Una frode da 500 milioni di euro imbastito sui meccanismi del mercato delle emissioni di gas serra.
La lotta ai cambiamenti climatici non è certo una priorità per le
imprese italiane, ma le organizzazioni criminali hanno capito come “far
fruttare” la propria partecipazione al mercato che dovrebbe servire a
“mitigare” gli effetti dei cambiamenti climatici.
Secondo la Guardia di finanza, che il 17 dicembre ha reso pubblica
l'inchiesta “Green fees”, coordinata con l'Europol, 21 soggetti
sarebbero responsabili di una truffa ai danni dello Stato per 500
milioni di euro, costruita proprio a partire dallo scambio di “quote di
emissione di CO2”. I reati contestati sono associazione per delinquere
finalizzata alla truffa, emissioni di fatture false e riciclaggio.
Il colonnello delle Fiamme Gialle Vito Giordano ricostruisce la vicenda
spiegando ad Ae come il mercato europeo delle emissioni si presti alla
predisposizione di “truffe carosello”, in cui a rimetterci e lo Stato
che non si vede riconosciuta l'Iva. “Il protocollo di Kyoto ha previsto
livelli massimi di emissione per ciascun Paese membro -spiega Giordano-.
I permessi di emissione vengono assegnati a vari enti che emettono CO2
nell'aria: quelle 'virtuose' cedono quote in eccesso; le aziende che
devono procurarsi 'crediti', invece, ricorrono ad un mercato. Nel nostro
Paese -continua- un'organizzazione criminale, sfruttando questa
esigenza delle aziende, ha costituito una serie di società in vari Paesi
europei, per acquistare 'crediti di emissione' in altri Paesi dell'Ue,
in Francia ad esempio; questi 'crediti' vengono rivenduti a una società
italiana della stessa organizzazione criminale ad aliquota Iva 0, perché
le cessione intra-comunitarie sono esenti dall'Iva. La 'frode
carosello' si completa vendendo alle società italiane, su un mercato
telematico del Gestore dei mercati energetici, Gme, una piattaforma
informatica, dove chi si iscrive può immettere ordini di acquisto e di
vendita”.
Vendendo le quote, le società cadute nella rete della Guardia di finanza
riscuotevano l'Iva -del 20 per cento-. A quel punto -va avanti
Giordano- “avrebbero un debito Iva nei confronti dello Stato, che non
viene pagata perché dopo un'operatività di 6-8 mesi le società
spariscono”. Secondo il colonnello della Gdf, in forza a Milano, i reati
configurano “una duplice particolarità: da un lato c'è l'oggetto della
frode, i diritti di emissione di CO2; dall'altro, questi soggetti
alterano il mercato, perché possono vendere le 'quote' a un prezzo
inferiore rispetto a quello di mercato, rispetto a quello dei soggetti
che fanno trading di emissioni”.
La frode nei confronti dello Stato dovrebbe ammontare a 500 milioni di
euro di frode. In Europa, lo stesso meccanismo avrebbe comportato uno
“sconto” di 5 miliardi sull'Iva. Nella mattina del 17 dicembre i
militari della Guardia di finanza hanno effettuato circa 150
perquisizioni nelle sede di società: “Alcune sono parti
dell'organizzazione -spiega Giordano-, altre sono quelle che hanno
acquistato le 'quote di emissione'”. I nomi sono ancora segreti, le
indagini sono in corso. Indagini che spiegheranno, anche, se le aziende
che operano -direttamente o attraverso trader- nell'ambito del mercato
delle emissioni (cementieri, produttori di energia elettrica, cartiere,
meccaniche, etc.) sono coinvolte o meno nel meccanismo della truffa.

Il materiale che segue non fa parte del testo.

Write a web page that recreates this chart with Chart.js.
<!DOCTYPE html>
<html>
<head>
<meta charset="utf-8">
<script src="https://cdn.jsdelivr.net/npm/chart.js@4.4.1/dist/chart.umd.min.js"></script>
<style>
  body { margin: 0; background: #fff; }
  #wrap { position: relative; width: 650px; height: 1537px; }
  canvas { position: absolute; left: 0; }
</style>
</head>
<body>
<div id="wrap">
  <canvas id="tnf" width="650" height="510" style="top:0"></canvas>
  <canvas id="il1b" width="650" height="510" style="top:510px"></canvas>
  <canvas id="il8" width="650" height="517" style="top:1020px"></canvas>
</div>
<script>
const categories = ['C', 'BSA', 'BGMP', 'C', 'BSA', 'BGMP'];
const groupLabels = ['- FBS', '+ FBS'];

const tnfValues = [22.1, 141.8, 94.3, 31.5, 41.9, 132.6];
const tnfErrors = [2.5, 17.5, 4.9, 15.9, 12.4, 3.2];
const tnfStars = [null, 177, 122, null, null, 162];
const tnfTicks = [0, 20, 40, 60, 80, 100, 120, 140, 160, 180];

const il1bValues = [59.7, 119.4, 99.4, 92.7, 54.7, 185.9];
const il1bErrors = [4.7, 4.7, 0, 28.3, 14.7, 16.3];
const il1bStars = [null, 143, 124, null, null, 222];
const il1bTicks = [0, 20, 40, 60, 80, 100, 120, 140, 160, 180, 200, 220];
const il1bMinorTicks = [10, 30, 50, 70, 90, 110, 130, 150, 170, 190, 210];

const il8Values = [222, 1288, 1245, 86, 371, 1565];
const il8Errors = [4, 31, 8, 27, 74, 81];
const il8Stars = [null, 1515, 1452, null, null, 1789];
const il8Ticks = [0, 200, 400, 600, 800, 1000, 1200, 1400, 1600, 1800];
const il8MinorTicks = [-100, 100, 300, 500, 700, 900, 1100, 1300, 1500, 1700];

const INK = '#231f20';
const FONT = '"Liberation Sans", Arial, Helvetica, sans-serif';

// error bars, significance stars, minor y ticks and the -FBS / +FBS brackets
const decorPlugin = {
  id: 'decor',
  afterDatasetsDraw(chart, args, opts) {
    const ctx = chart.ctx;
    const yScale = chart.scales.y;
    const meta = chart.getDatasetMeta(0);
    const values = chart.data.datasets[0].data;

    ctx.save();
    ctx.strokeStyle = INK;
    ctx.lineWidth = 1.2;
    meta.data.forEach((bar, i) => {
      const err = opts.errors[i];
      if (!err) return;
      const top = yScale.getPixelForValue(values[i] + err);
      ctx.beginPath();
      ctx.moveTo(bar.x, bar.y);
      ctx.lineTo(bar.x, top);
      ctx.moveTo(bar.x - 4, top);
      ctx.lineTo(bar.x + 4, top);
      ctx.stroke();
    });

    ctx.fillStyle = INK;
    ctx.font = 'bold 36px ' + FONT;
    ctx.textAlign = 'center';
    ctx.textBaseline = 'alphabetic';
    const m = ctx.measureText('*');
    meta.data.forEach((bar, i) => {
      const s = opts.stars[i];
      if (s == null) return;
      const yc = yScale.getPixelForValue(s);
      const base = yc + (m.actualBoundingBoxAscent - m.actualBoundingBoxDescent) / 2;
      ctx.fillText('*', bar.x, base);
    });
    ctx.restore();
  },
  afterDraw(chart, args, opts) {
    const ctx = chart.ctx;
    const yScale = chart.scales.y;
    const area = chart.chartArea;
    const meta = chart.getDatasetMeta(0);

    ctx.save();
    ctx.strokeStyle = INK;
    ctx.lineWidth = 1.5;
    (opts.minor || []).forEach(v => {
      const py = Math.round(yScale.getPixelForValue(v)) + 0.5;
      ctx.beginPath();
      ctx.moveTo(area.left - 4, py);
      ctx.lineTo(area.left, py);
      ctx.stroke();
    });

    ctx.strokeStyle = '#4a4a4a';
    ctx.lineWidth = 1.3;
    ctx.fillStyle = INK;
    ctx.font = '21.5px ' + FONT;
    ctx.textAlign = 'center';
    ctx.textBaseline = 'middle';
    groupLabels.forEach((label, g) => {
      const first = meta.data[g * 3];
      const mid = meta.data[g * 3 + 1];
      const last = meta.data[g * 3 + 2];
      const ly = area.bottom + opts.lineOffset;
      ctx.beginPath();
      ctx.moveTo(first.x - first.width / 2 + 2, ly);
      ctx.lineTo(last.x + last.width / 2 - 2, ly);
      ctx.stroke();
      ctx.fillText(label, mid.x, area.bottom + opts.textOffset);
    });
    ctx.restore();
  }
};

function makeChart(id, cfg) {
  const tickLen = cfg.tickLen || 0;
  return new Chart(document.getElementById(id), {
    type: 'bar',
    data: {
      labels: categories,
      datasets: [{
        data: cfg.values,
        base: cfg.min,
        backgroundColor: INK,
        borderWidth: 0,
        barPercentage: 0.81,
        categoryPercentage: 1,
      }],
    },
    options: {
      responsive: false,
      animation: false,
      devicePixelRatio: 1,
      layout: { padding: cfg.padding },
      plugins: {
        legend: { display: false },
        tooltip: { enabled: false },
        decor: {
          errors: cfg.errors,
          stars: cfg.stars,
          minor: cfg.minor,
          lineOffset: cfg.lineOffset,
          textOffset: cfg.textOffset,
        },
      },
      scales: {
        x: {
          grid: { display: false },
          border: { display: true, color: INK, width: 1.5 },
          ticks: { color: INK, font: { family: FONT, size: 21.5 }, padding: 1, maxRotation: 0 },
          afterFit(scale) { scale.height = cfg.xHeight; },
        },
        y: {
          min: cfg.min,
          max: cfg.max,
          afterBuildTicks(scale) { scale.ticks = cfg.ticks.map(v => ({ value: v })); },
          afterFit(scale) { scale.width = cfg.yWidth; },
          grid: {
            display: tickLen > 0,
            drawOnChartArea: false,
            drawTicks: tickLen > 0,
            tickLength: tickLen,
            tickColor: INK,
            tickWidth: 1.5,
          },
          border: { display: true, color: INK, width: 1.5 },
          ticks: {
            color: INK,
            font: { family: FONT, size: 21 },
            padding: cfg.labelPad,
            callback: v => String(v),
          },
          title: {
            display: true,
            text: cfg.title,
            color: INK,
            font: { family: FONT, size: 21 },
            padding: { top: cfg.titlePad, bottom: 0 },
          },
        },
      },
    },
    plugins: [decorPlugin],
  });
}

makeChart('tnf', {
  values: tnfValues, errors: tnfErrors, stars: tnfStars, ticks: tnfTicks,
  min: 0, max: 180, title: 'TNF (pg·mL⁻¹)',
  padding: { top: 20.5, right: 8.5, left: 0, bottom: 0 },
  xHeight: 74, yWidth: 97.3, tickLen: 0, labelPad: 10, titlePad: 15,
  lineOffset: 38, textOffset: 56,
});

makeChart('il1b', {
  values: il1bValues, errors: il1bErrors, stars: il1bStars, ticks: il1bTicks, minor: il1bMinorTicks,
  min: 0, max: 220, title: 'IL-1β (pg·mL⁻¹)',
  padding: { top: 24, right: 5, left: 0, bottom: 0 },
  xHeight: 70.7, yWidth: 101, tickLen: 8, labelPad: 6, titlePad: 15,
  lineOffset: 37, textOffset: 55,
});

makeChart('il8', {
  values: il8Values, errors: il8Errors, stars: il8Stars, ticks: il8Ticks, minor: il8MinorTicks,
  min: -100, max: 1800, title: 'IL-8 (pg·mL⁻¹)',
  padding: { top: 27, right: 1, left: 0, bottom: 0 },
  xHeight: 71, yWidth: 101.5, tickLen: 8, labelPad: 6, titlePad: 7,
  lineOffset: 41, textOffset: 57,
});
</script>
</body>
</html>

Tutto ciò è stato possibile perché, come abbiamo scritto già due anni fa (vedi Ae 102),
i crediti di emissioni “sono artifici finanziari molto simili a quelli
creati negli ultimi trent’anni, come i derivati”. “Gli strumenti per
combattere il riscaldamento globale si sono trasformati in pratiche
speculative”. Nel febbraio del 2008 denunciavamo
il rischio di “una nuova bolla speculativa, come quella legata al
settore immobiliare o al petrolio” legate al meccanismo di scambio dei
crediti di CO2. Ma certo non immaginavamo un reato fiscale.